No, qué va. El otoño no es la eterna gresca de invierno de los políticos. Ni los días más breves. Ni el olor a humus de los libros en la mesa de novedades. Ni el desfile legionario de una cabra por la Castellana. Ni la caída de las hojas que los fotógrafos suben a Flickr. Ni el violín melancólico de Verlaine (les sanglots longs des violons, y tal y tal). El otoño es el sabor a miel de las uvas maduras.

Llego a esta conclusión después de haber pasado unos días en la realidad. Pues la realidad comienza cuando cierras los periódicos, apagas el móvil, sales de la mazmorra de las redes sociales y te quedas mirando en silencio estos granos de uva que ilumina el penúltimo sol de la tarde.

Los rodea un marujeo de avispas. Las avispas revolotean, husmean, chismorrean entre sí, zumban en andaluz, aunque estas hayan nacido en Castilla —cosas de la globalización y del aprendizaje de idiomas—, y finalmente se detienen a esnifar el néctar o el azúcar de las uvas o lo que hagan estos insectos. Al verlas cada año por estas fechas, las de la vendimia, siempre me acuerdo de Años y leguas, de Gabriel Miró, a quien hoy, creo, se lee poco o nada. Gabriel Miró es un Manuel Vicent con mayor inventiva verbal y más pegada metafórica, pero igualmente silencioso, epicúreo, triste y levantino.

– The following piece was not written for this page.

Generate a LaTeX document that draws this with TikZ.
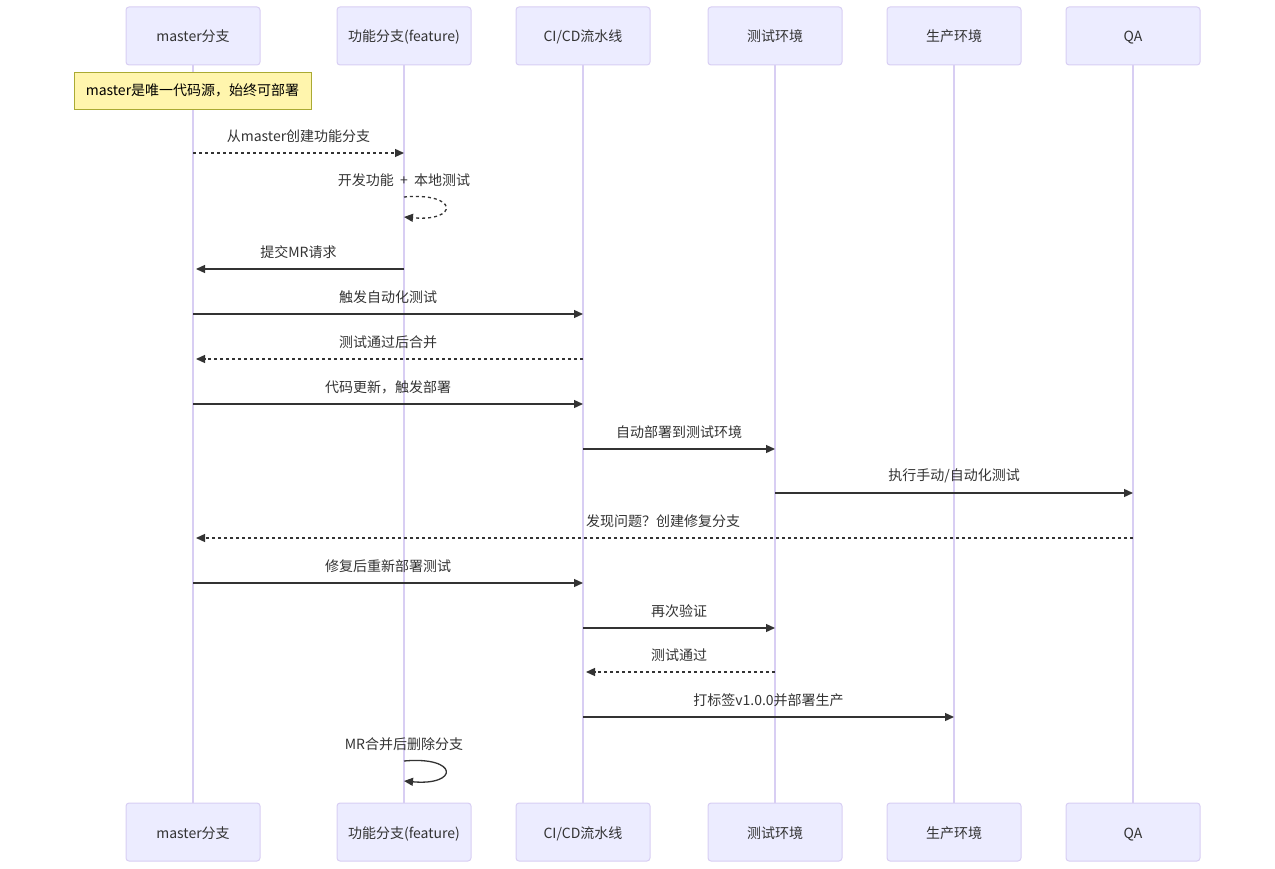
\documentclass[tikz,border=0pt]{standalone}
\usepackage{fontspec}
\setmainfont{Noto Sans CJK SC}
\usepackage{tikz}
\usetikzlibrary{arrows.meta, positioning}
\usepackage{xcolor}
\definecolor{actorfill}{HTML}{ECECFF}
\definecolor{actorline}{HTML}{D8CEF3}
\definecolor{notefill}{HTML}{FFF5AD}
\definecolor{noteline}{HTML}{AAAA33}
\definecolor{msgcolor}{HTML}{333333}
\newcommand{\seqfont}{\fontsize{14}{17}\selectfont}

\begin{document}
\begin{tikzpicture}[x=1pt, y=-1pt,
  actor/.style={rectangle, rounded corners=3pt, draw=actorline, line width=1pt,
                fill=actorfill, minimum width=134pt, minimum height=58pt,
                text height=13pt, text depth=1pt,
                font=\seqfont, text=msgcolor},
  note/.style={rectangle, draw=noteline, line width=0.8pt, fill=notefill,
               minimum width=237pt, minimum height=37pt, font=\seqfont, text=black},
  life/.style={draw=actorline, line width=1.5pt},
  msg/.style={-{Triangle[length=9pt, width=8pt]}, line width=1.3pt, msgcolor},
  reply/.style={msg, dash pattern=on 3pt off 3pt},
  back/.style={shorten >=3pt},
  lbl/.style={font=\seqfont, text=msgcolor, yshift=17pt}
]
\useasboundingbox (0,0) rectangle (1275,869);

% participants
\node[actor] (masterT) at (193,36) {master分支};
\node[actor] (featT) at (404,36) {功能分支(feature)};
\node[actor] (ciT) at (583,36) {CI/CD流水线};
\node[actor] (testT) at (775,36) {测试环境};
\node[actor] (prodT) at (954,36) {生产环境};
\node[actor] (qaT) at (1133,36) {QA};

\node[actor] (masterB) at (193,832) {master分支};
\node[actor] (featB) at (404,832) {功能分支(feature)};
\node[actor] (ciB) at (583,832) {CI/CD流水线};
\node[actor] (testB) at (775,832) {测试环境};
\node[actor] (prodB) at (954,832) {生产环境};
\node[actor] (qaB) at (1133,832) {QA};

\foreach \p in {master, feat, ci, test, prod, qa}
  \draw[life] (\p T.south) -- (\p B.north);

\node[note] (srcnote) at (192.5,90.5) {master是唯一代码源，始终可部署};

% message rows
\foreach \n/\y in {1/153, 2/197, 2b/217, 3/269, 4/314, 5/359, 6/404, 7/449,
                   8/493, 9/538, 10/583, 11/628, 12/672, 13/717, 14/761, 14b/781}
  \coordinate (r\n) at (0,\y);

\draw[reply] (masterT |- r1) -- node[lbl]{从master创建功能分支} (featT |- r1);
\draw[reply] (featT |- r2) node[lbl]{开发功能\ \ +\ \ 本地测试}
  .. controls +(55,-5) and +(55,5) .. (featT |- r2b);
\draw[msg, back] (featT |- r3) -- node[lbl]{提交MR请求} (masterT |- r3);
\draw[msg] (masterT |- r4) -- node[lbl]{触发自动化测试} (ciT |- r4);
\draw[reply, back] (ciT |- r5) -- node[lbl]{测试通过后合并} (masterT |- r5);
\draw[msg] (masterT |- r6) -- node[lbl]{代码更新，触发部署} (ciT |- r6);
\draw[msg] (ciT |- r7) -- node[lbl]{自动部署到测试环境} (testT |- r7);
\draw[msg] (testT |- r8) -- node[lbl]{执行手动/自动化测试} (qaT |- r8);
\draw[reply, back] (qaT |- r9) -- node[lbl]{发现问题？创建修复分支} (masterT |- r9);
\draw[msg] (masterT |- r10) -- node[lbl]{修复后重新部署测试} (ciT |- r10);
\draw[msg] (ciT |- r11) -- node[lbl]{再次验证} (testT |- r11);
\draw[reply, back] (testT |- r12) -- node[lbl]{测试通过} (ciT |- r12);
\draw[msg] (ciT |- r13) -- node[lbl]{打标签v1.0.0并部署生产} (prodT |- r13);
\draw[msg] (featT |- r14) node[lbl]{MR合并后删除分支}
  .. controls +(55,-5) and +(55,5) .. (featT |- r14b);

\end{tikzpicture}
\end{document}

El estilo gourmet de Miró contrasta con la prosa ultraprocesada de tantos narradores y columnistas de hoy, que urgen al lector no a demorarse en el texto como ante un paisaje o como ante el cuerpo de una mujer, sino a consumirlo rápidamente, vorazmente, industrialmente. En Años y lenguas, Miró, al observar las avispas en un parral, escribe que “vuelan con dejamiento, con descuido de sí mismas. No se preocupan ni de recogerse las patas”. Hoy, si alguien escribiera esto, lo echarían a los caniches de Twitter. Y, sin embargo, en una frase de Miró hay más talento que en las nebulosas y anglosajonas obras incompletas de, no sé, ¿Javier Marías?

En fin, ni mindfulness, ni coaching, ni demás éxtasis burgueses que oferta el lucrativo negocio de la felicidad. A estas alturas a mí me basta con rozar levemente un racimo con la yema de los dedos para afirmar los pies en el suelo. Porque quizá vivir consista en ir apagando todas las luces de las habitaciones hasta dejar solo una. Y la luz que me gustaría dejar encendida es el brillo del sol de octubre en los racimos de las parras.

Este también es un artículo político.